Beziehungen zu USA ersetzbar

Heute ist Israel bemüht, nicht nur mit Russland engere Beziehungen zu pflegen. Der russischstämmige Außenminister Avigdor Lieberman hat Wladimir Putin mehrfach besucht und kommuniziert mit ihm ohne Dolmetscher. Kürzlich besuchte Verteidigungsminister Mosche Ja‘alon Indien und unterzeichnete ein größeres Waffengeschäft. Auch mit China gibt es zunehmend engere Beziehungen. Israel tut offensichtlich alles, um die vermeintlich alleinige Abhängigkeit von den USA aufzufächern. Dagegen wird die amerikanische Militärhilfe in Höhe von drei Milliarden US-Dollar ins Feld geführt.

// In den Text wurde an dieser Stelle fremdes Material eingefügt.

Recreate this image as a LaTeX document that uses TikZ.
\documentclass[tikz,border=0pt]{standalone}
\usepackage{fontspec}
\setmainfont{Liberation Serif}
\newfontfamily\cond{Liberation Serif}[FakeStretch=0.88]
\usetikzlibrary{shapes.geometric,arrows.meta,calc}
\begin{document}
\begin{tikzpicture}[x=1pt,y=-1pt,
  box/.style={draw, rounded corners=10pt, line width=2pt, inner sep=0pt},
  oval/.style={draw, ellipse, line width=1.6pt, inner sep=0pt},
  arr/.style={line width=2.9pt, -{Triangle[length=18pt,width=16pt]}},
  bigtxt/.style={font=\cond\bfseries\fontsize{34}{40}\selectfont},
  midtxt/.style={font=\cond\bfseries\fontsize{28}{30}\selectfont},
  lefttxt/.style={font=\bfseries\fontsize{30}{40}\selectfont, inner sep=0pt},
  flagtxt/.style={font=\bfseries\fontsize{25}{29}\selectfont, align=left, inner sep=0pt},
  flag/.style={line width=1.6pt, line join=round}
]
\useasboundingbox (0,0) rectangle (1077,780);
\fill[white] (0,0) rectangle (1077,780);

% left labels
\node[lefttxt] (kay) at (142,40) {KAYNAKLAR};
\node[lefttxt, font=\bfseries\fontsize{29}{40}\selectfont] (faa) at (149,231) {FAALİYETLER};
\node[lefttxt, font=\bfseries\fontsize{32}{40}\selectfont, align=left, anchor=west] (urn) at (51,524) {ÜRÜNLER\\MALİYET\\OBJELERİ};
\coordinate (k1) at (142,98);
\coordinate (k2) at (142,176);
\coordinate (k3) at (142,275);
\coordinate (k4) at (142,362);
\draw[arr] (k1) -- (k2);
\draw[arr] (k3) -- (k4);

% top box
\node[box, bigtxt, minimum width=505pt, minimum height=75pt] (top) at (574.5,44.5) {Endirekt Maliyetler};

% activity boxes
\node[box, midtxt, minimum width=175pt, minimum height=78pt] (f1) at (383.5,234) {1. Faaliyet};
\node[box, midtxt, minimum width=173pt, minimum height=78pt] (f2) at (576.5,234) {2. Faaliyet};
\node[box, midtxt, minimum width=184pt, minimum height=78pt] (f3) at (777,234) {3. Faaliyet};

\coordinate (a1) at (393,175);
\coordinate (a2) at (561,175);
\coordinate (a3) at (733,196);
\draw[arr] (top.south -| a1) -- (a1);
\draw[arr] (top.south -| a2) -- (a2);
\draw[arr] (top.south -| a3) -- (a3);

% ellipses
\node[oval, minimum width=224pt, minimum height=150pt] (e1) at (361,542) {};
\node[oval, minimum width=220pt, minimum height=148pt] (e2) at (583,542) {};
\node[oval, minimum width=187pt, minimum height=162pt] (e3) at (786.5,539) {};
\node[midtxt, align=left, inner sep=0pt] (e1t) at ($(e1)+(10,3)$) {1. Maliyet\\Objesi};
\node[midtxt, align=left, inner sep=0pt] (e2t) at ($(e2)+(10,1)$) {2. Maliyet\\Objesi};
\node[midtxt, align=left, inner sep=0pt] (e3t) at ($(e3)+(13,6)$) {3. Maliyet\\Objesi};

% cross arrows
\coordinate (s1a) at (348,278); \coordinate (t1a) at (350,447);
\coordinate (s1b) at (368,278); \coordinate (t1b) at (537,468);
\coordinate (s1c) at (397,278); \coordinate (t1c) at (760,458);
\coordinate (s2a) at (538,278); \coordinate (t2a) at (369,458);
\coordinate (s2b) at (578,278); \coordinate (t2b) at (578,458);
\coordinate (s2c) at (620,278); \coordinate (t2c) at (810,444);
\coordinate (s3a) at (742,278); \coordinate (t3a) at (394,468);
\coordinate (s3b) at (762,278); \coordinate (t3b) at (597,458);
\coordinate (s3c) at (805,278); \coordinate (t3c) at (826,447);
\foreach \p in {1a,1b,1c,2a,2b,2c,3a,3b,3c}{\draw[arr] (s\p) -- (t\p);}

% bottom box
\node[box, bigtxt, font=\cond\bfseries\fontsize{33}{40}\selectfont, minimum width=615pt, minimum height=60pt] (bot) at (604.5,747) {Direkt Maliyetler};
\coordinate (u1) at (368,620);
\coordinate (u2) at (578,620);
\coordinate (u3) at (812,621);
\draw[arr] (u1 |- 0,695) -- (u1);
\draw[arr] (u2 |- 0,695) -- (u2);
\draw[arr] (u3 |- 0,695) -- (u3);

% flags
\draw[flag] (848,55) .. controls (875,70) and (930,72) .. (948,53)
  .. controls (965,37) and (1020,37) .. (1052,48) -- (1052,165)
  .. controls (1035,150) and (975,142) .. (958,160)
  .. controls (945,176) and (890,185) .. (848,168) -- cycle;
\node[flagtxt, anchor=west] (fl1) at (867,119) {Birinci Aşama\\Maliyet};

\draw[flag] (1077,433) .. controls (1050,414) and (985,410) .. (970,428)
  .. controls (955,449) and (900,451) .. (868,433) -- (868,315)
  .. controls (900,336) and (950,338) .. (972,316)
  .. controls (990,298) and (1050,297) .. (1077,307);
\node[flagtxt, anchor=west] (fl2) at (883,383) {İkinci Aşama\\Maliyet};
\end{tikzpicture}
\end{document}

Es stellt sich heraus, dass dieses Geld lediglich zehn Prozent des israelischen Militärhaushalts ausmacht. Bei seinem ersten Auftritt vor dem amerikanischen Kongress hatte Netanjahu angeboten, diese Zahlungen zu stornieren. Doch wurde er von israelischer Seite daran erinnert, dass dieses keine „freundliche Geste“ der Amerikaner sei. Vielmehr hätten sich die USA vertraglich verpflichtet, infolge des Friedensvertrags zwischen Israel und Ägypten den Umzug der israelischen Armee vom Sinai in die Negevwüste zu finanzieren. Die Beziehungen zwischen Jerusalem und Washington sind zwar eng und vertrauensvoll, aber sie sind keineswegs exklusiv und könnten durch andere Bündnisse ersetzt werden.